Caching is a complex subject and algorithm; there are dozens of variables involved. While Fastly does offer the possibility of ‘cache reservation’ (holding content in the cache despite it not being accessed frequently), that’s something which is really only relevant for large customers with substantial content sets (in other words, it’s expensive).

Content which is only accessed infrequently (less than once per day, for example) is probably not likely to stay in our caches between those accesses, as the caches are shared across thousands (or millions) of sites, many of which have extremely high traffic levels. Content expires from the cache based on the caching control headers provided by the origin (and any changes to those which may happen during handling in a Delivery or Compute service), but also may just get pushed out of the cache if more-active content from another site needs to use the storage space.

Thanks for the answer. It’s an interesting problem. We are also hosting some large frequently accessed downloadable files, leveraging the Fastly cache very well. But I guess documentation pages where each page is visited on-average once-per-day is not as effective as I hoped.

1 Like

Are you making use of shielding, in a POP that is near (network-wise) to your origin? I’m curious what ‘MISS’ times you are seeing, since you report that access to content that gets a MISS is ‘slow’, but ‘slow’ is very subjective :slight_smile:

How slow is slow… I have been thinking about how to measure that, and have an idea to “wget mirror” a section of the website, comparing HIT, MISS, etc. Then I could post it.

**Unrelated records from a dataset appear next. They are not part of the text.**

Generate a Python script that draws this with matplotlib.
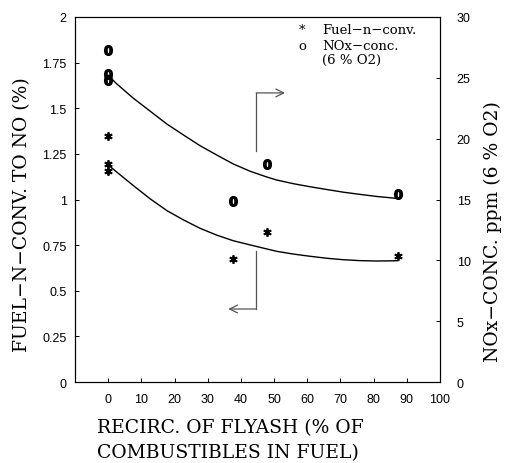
import numpy as np
import matplotlib
matplotlib.use('Agg')
import matplotlib.pyplot as plt

# measured points
fuel_x = [0, 0, 0, 37.6, 47.8, 87.3]
fuel_y = [1.35, 1.195, 1.155, 0.674, 0.824, 0.692]
nox_x = [0, 0, 0, 37.6, 47.8, 87.3]
nox_y = [27.3, 25.3, 24.8, 14.85, 17.9, 15.45]

# fitted curves
curve_x = [0, 2.6, 7.6, 12.7, 17.7, 22.7, 27.7, 32.7, 37.7, 42.8, 47.8,
           50.8, 55.8, 60.8, 65.9, 70.9, 75.9, 80.9, 85.9, 87.3]
fuel_fit = [1.19, 1.15, 1.076, 1.003, 0.939, 0.888, 0.842, 0.805, 0.774, 0.751,
            0.729, 0.716, 0.701, 0.689, 0.678, 0.670, 0.665, 0.663, 0.664, 0.665]
nox_fit = [25.2, 24.5, 23.32, 22.25, 21.2, 20.3, 19.42, 18.66, 17.92, 17.32,
           16.85, 16.6, 16.3, 16.05, 15.82, 15.6, 15.42, 15.25, 15.12, 15.1]

xticks = [0, 10, 20, 30, 40, 50, 60, 70, 80, 90, 100]
yticks_left = [0, 0.25, 0.5, 0.75, 1, 1.25, 1.5, 1.75, 2]
ylabels_left = ['0', '0.25', '0.5', '0.75', '1', '1.25', '1.5', '1.75', '2']
yticks_right = [0, 5, 10, 15, 20, 25, 30]

serif = 'DejaVu Serif'
sans = 'Liberation Sans'

fig = plt.figure(figsize=(5.13, 4.64), dpi=100)
ax = fig.add_axes([75/513, 1-383/464, 365/513, 365/464])
ax2 = ax.twinx()

ax.set_xlim(-10, 100)
ax.set_ylim(0, 2)
ax2.set_ylim(0, 30)

ax.set_xticks(xticks)
ax.set_xticklabels([str(t) for t in xticks], fontfamily=sans, fontsize=9)
ax.set_yticks(yticks_left)
ax.set_yticklabels(ylabels_left, fontfamily=sans, fontsize=9)
ax2.set_yticks(yticks_right)
ax2.set_yticklabels([str(t) for t in yticks_right], fontfamily=sans, fontsize=9)

ax.tick_params(axis='x', direction='in', length=3, width=0.7, pad=8)
ax.tick_params(axis='y', direction='in', length=3, width=0.7, pad=6)
ax2.tick_params(axis='y', direction='in', length=3, width=0.7, pad=12)
for a in (ax, ax2):
    for s in a.spines.values():
        s.set_linewidth(0.8)

ax.plot(curve_x, fuel_fit, color='black', lw=1.0)
ax2.plot(curve_x, nox_fit, color='black', lw=1.0)

ax.plot(fuel_x, fuel_y, ls='none', marker=(6, 2, 0), ms=6, mew=1.3, color='black')
ax2.plot(nox_x, nox_y, ls='none', marker=r'$\mathbf{0}$', ms=7, color='black')

# arrows pointing to the axes
arr = dict(arrowstyle='->', color='#555555', lw=0.9, shrinkA=0, shrinkB=0,
           mutation_scale=14)
ax.plot([44.6, 44.6], [1.267, 1.584], color='#555555', lw=0.9)
ax.annotate('', xy=(53.3, 1.584), xytext=(44.6, 1.584), arrowprops=arr)
ax.plot([44.6, 44.6], [0.719, 0.40], color='#555555', lw=0.9)
ax.annotate('', xy=(36.2, 0.40), xytext=(44.6, 0.40), arrowprops=arr)

# legend drawn as text
fig.text(302/513, 1-31/464, '*', fontfamily=serif, fontsize=9.5, ha='center', va='center')
fig.text(322/513, 1-30/464, 'Fuel\u2212n\u2212conv.', fontfamily=serif, fontsize=9.5, va='center')
fig.text(302/513, 1-46/464, 'o', fontfamily=serif, fontsize=9.5, ha='center', va='center')
fig.text(322/513, 1-46/464, 'NOx\u2212conc.', fontfamily=serif, fontsize=9.5, va='center')
fig.text(322/513, 1-60/464, '(6 % O2)', fontfamily=serif, fontsize=9.5, va='center')

fig.text(22/513, 1-215/464, 'FUEL\u2212N\u2212CONV. TO NO (%)', rotation=90,
         fontfamily=serif, fontsize=13.5, ha='center', va='center')
fig.text(493/513, 1-232/464, 'NOx\u2212CONC. ppm (6 % O2)', rotation=90,
         fontfamily=serif, fontsize=13.5, ha='center', va='center')
fig.text(97/513, 1-428/464, 'RECIRC. OF FLYASH (% OF', fontfamily=serif,
         fontsize=13.5, ha='left', va='center')
fig.text(97/513, 1-453/464, 'COMBUSTIBLES IN FUEL)', fontfamily=serif,
         fontsize=13.5, ha='left', va='center')

fig.savefig('out.png', dpi=100)
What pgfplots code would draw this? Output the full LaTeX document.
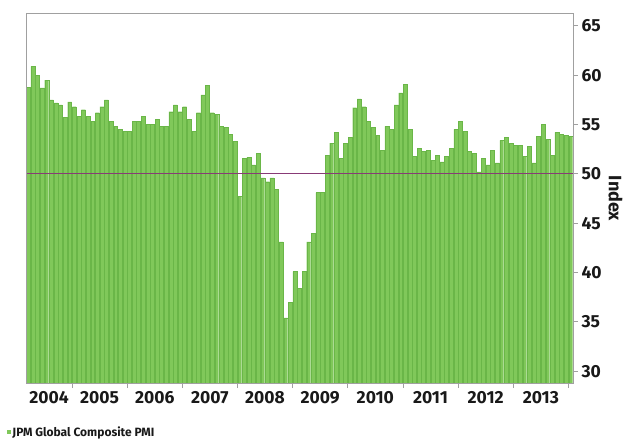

Both MISS and HIT are in the 0-2 second range. but it’s still a noticeable difference. an issue is the origin web-server is retrieving content from AWS S3. A CDN cache-hit wouldn’t need to do that. But then one of the purposes of a front-end cache is the way it skips such processing steps, and can just deliver content instantly.

Results:

  • The original baseline was a VM at rackspace.
  • Fastly HIT - cached content is 4 times faster than baseline.
  • Fastly MISS - not-cached content served from a new backend including a round-trip to S3, up to 4 times slower than original.

I have just enabled Shielding. We’ll see how that affects statistics in the next few days.

At least for the current configuration shielding is probably an overall benefit.

  • Origin Offload increased, Miss Time decreased. Great.
  • Side-effects: hit ratio slight decrease, more cache misses.

However since the CDN is not serving near 100% of content, we must focus on the latency and performance of the origins.

Thanks for sharing! You’re absolutely right, origin performance is quite important for sites that don’t have heavy traffic.. that seems counter-intuitive, but the CDN can do a better job of origin offload when the traffic level is high.